**What this task involves**
Only the pictures are omitted; repeat all other data exactly.
··· Given information
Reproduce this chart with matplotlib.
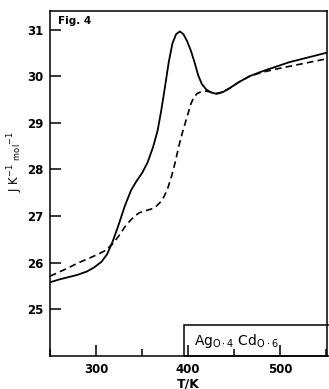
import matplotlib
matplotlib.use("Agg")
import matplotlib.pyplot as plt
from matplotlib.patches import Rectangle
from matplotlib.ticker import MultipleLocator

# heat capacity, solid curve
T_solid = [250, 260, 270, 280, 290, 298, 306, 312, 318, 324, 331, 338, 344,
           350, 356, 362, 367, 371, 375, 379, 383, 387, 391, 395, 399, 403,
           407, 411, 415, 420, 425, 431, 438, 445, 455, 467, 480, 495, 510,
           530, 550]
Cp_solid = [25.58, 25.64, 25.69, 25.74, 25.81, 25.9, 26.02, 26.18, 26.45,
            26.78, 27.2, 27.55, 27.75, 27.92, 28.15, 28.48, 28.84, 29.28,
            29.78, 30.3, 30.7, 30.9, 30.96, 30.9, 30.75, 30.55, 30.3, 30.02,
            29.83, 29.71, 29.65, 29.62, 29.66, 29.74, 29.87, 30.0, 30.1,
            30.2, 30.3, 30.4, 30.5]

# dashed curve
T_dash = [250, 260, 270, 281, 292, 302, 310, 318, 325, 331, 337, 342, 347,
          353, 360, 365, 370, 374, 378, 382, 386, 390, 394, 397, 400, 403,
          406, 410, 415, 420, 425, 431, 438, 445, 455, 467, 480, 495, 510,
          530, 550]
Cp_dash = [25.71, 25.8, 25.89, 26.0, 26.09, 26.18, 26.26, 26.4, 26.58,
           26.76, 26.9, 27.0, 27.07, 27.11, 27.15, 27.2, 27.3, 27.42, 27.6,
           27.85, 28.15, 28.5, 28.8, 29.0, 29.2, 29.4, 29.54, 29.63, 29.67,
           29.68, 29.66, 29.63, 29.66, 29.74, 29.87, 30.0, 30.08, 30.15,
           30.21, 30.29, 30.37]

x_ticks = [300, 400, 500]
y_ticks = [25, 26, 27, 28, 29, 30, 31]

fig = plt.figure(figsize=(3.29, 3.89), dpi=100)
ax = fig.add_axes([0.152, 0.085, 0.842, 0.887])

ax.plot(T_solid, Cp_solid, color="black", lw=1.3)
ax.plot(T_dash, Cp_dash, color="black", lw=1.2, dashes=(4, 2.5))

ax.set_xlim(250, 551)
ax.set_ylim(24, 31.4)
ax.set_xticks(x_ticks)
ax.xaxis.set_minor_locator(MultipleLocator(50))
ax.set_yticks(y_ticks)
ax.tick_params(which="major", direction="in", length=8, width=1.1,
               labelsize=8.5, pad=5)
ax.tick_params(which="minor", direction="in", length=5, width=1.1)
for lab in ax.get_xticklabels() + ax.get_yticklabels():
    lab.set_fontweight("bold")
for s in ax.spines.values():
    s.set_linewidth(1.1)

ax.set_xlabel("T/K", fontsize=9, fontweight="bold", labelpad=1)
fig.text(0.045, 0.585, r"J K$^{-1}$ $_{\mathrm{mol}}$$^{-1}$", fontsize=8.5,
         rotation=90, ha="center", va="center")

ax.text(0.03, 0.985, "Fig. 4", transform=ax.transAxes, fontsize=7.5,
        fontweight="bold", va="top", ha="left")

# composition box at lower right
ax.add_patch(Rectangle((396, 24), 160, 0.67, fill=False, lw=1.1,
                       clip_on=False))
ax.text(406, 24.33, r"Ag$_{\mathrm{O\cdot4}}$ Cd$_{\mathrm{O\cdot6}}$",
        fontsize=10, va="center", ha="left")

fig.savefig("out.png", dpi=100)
······
**Response for this exercise**
Reproduce this chart with matplotlib.
import matplotlib
matplotlib.use("Agg")
import matplotlib.pyplot as plt
from matplotlib.patches import Rectangle
from matplotlib.ticker import MultipleLocator

# heat capacity, solid curve
T_solid = [250, 260, 270, 280, 290, 298, 306, 312, 318, 324, 331, 338, 344,
           350, 356, 362, 367, 371, 375, 379, 383, 387, 391, 395, 399, 403,
           407, 411, 415, 420, 425, 431, 438, 445, 455, 467, 480, 495, 510,
           530, 550]
Cp_solid = [25.58, 25.64, 25.69, 25.74, 25.81, 25.9, 26.02, 26.18, 26.45,
            26.78, 27.2, 27.55, 27.75, 27.92, 28.15, 28.48, 28.84, 29.28,
            29.78, 30.3, 30.7, 30.9, 30.96, 30.9, 30.75, 30.55, 30.3, 30.02,
            29.83, 29.71, 29.65, 29.62, 29.66, 29.74, 29.87, 30.0, 30.1,
            30.2, 30.3, 30.4, 30.5]

# dashed curve
T_dash = [250, 260, 270, 281, 292, 302, 310, 318, 325, 331, 337, 342, 347,
          353, 360, 365, 370, 374, 378, 382, 386, 390, 394, 397, 400, 403,
          406, 410, 415, 420, 425, 431, 438, 445, 455, 467, 480, 495, 510,
          530, 550]
Cp_dash = [25.71, 25.8, 25.89, 26.0, 26.09, 26.18, 26.26, 26.4, 26.58,
           26.76, 26.9, 27.0, 27.07, 27.11, 27.15, 27.2, 27.3, 27.42, 27.6,
           27.85, 28.15, 28.5, 28.8, 29.0, 29.2, 29.4, 29.54, 29.63, 29.67,
           29.68, 29.66, 29.63, 29.66, 29.74, 29.87, 30.0, 30.08, 30.15,
           30.21, 30.29, 30.37]

x_ticks = [300, 400, 500]
y_ticks = [25, 26, 27, 28, 29, 30, 31]

fig = plt.figure(figsize=(3.29, 3.89), dpi=100)
ax = fig.add_axes([0.152, 0.085, 0.842, 0.887])

ax.plot(T_solid, Cp_solid, color="black", lw=1.3)
ax.plot(T_dash, Cp_dash, color="black", lw=1.2, dashes=(4, 2.5))

ax.set_xlim(250, 551)
ax.set_ylim(24, 31.4)
ax.set_xticks(x_ticks)
ax.xaxis.set_minor_locator(MultipleLocator(50))
ax.set_yticks(y_ticks)
ax.tick_params(which="major", direction="in", length=8, width=1.1,
               labelsize=8.5, pad=5)
ax.tick_params(which="minor", direction="in", length=5, width=1.1)
for lab in ax.get_xticklabels() + ax.get_yticklabels():
    lab.set_fontweight("bold")
for s in ax.spines.values():
    s.set_linewidth(1.1)

ax.set_xlabel("T/K", fontsize=9, fontweight="bold", labelpad=1)
fig.text(0.045, 0.585, r"J K$^{-1}$ $_{\mathrm{mol}}$$^{-1}$", fontsize=8.5,
         rotation=90, ha="center", va="center")

ax.text(0.03, 0.985, "Fig. 4", transform=ax.transAxes, fontsize=7.5,
        fontweight="bold", va="top", ha="left")

# composition box at lower right
ax.add_patch(Rectangle((396, 24), 160, 0.67, fill=False, lw=1.1,
                       clip_on=False))
ax.text(406, 24.33, r"Ag$_{\mathrm{O\cdot4}}$ Cd$_{\mathrm{O\cdot6}}$",
        fontsize=10, va="center", ha="left")

fig.savefig("out.png", dpi=100)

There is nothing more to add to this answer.